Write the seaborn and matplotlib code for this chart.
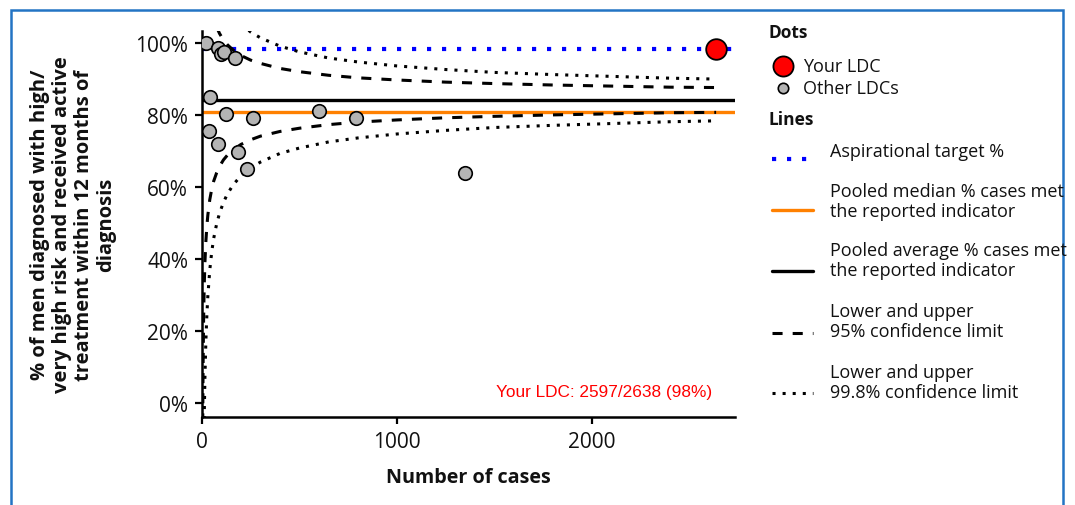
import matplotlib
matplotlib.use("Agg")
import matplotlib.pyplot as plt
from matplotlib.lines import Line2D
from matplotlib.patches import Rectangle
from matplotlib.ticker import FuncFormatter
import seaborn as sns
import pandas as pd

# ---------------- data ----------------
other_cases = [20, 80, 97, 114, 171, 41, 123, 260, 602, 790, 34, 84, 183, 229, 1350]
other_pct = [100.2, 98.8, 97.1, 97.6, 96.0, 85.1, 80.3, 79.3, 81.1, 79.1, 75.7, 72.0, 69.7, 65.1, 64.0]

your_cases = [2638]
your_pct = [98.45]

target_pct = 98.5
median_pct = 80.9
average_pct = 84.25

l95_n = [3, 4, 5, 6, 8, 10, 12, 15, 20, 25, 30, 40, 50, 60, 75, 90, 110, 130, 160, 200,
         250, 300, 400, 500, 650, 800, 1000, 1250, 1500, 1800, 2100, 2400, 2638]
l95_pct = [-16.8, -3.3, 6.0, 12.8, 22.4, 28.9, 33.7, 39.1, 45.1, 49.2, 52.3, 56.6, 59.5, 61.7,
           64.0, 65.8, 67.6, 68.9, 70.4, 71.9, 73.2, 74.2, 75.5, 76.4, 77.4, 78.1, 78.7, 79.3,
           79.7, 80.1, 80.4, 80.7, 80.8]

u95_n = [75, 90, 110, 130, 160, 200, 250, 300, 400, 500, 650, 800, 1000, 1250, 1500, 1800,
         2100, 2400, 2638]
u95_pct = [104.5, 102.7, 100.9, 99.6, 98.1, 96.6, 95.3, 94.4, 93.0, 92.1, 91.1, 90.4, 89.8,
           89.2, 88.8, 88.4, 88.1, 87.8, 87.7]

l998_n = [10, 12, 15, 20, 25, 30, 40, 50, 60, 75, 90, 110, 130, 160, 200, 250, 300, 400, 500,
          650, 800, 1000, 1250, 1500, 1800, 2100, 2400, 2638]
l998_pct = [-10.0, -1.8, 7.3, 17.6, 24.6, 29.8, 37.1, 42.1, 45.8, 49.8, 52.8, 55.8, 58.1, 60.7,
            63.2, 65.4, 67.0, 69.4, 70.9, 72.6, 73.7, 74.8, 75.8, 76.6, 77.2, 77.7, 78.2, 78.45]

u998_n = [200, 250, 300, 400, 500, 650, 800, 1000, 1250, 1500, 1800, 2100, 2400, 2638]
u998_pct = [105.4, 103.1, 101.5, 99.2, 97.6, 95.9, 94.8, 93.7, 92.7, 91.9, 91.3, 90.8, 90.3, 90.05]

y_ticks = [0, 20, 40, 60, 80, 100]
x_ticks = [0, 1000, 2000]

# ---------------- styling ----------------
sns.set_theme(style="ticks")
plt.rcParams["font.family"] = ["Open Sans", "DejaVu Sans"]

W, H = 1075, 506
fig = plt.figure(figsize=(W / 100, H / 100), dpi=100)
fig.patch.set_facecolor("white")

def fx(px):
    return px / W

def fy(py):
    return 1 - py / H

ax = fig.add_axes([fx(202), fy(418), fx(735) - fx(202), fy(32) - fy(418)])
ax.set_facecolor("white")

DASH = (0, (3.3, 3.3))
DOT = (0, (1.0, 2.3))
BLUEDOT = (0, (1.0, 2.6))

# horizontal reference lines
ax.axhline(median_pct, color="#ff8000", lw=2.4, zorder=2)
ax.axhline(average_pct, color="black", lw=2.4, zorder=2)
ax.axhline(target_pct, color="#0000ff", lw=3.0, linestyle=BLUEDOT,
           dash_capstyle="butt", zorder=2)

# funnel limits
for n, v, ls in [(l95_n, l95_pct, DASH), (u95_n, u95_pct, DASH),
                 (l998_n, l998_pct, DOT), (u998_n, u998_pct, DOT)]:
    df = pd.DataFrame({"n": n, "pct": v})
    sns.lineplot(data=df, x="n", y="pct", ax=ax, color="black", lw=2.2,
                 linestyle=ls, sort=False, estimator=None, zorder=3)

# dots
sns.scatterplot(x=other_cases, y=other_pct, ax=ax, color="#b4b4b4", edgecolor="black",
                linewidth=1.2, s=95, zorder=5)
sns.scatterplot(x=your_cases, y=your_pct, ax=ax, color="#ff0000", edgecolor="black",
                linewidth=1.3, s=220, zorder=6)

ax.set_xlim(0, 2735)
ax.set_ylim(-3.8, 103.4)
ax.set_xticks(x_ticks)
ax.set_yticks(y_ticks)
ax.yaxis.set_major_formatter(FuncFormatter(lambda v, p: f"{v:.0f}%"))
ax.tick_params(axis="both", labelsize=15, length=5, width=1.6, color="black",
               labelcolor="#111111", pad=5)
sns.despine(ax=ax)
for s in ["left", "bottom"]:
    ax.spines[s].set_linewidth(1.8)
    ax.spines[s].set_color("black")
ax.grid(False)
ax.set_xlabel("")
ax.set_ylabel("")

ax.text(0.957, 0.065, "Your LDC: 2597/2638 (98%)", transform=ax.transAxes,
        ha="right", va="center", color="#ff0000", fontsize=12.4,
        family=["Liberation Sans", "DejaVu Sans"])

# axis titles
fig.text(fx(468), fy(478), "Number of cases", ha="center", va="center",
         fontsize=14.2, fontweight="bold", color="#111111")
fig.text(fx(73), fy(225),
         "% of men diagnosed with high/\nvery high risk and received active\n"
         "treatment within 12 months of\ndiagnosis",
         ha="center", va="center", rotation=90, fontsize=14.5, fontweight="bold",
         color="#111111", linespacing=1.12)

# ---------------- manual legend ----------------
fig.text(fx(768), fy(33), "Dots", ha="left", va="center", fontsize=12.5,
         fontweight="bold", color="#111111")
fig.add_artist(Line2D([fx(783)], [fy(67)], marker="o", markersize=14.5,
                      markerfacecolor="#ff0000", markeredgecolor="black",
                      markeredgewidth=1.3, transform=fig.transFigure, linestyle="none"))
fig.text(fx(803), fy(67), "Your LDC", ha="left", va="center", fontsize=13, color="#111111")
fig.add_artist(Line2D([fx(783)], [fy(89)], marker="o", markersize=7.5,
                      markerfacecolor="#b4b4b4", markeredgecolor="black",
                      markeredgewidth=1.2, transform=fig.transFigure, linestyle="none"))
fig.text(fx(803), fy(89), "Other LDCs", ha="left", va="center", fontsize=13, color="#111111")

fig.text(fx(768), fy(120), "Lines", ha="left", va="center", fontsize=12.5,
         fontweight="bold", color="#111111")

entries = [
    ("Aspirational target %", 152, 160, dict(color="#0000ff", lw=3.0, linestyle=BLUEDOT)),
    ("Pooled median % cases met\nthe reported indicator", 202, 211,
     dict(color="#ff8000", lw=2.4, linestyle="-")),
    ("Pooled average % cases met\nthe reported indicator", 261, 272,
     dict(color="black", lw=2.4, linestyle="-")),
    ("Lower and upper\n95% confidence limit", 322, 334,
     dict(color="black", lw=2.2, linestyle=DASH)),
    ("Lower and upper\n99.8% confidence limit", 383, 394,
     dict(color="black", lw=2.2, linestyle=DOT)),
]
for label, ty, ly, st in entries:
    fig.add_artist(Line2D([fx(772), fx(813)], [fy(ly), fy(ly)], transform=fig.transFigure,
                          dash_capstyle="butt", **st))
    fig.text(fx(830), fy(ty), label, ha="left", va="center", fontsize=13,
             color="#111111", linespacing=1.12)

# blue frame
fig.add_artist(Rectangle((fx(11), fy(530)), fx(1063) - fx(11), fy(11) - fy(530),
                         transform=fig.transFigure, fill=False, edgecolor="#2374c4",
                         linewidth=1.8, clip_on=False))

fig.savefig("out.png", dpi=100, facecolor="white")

......

- [JOB] Of the lines in the material above, state how many contain the string "matplotlib"; give no other text.

- [REPLY] 7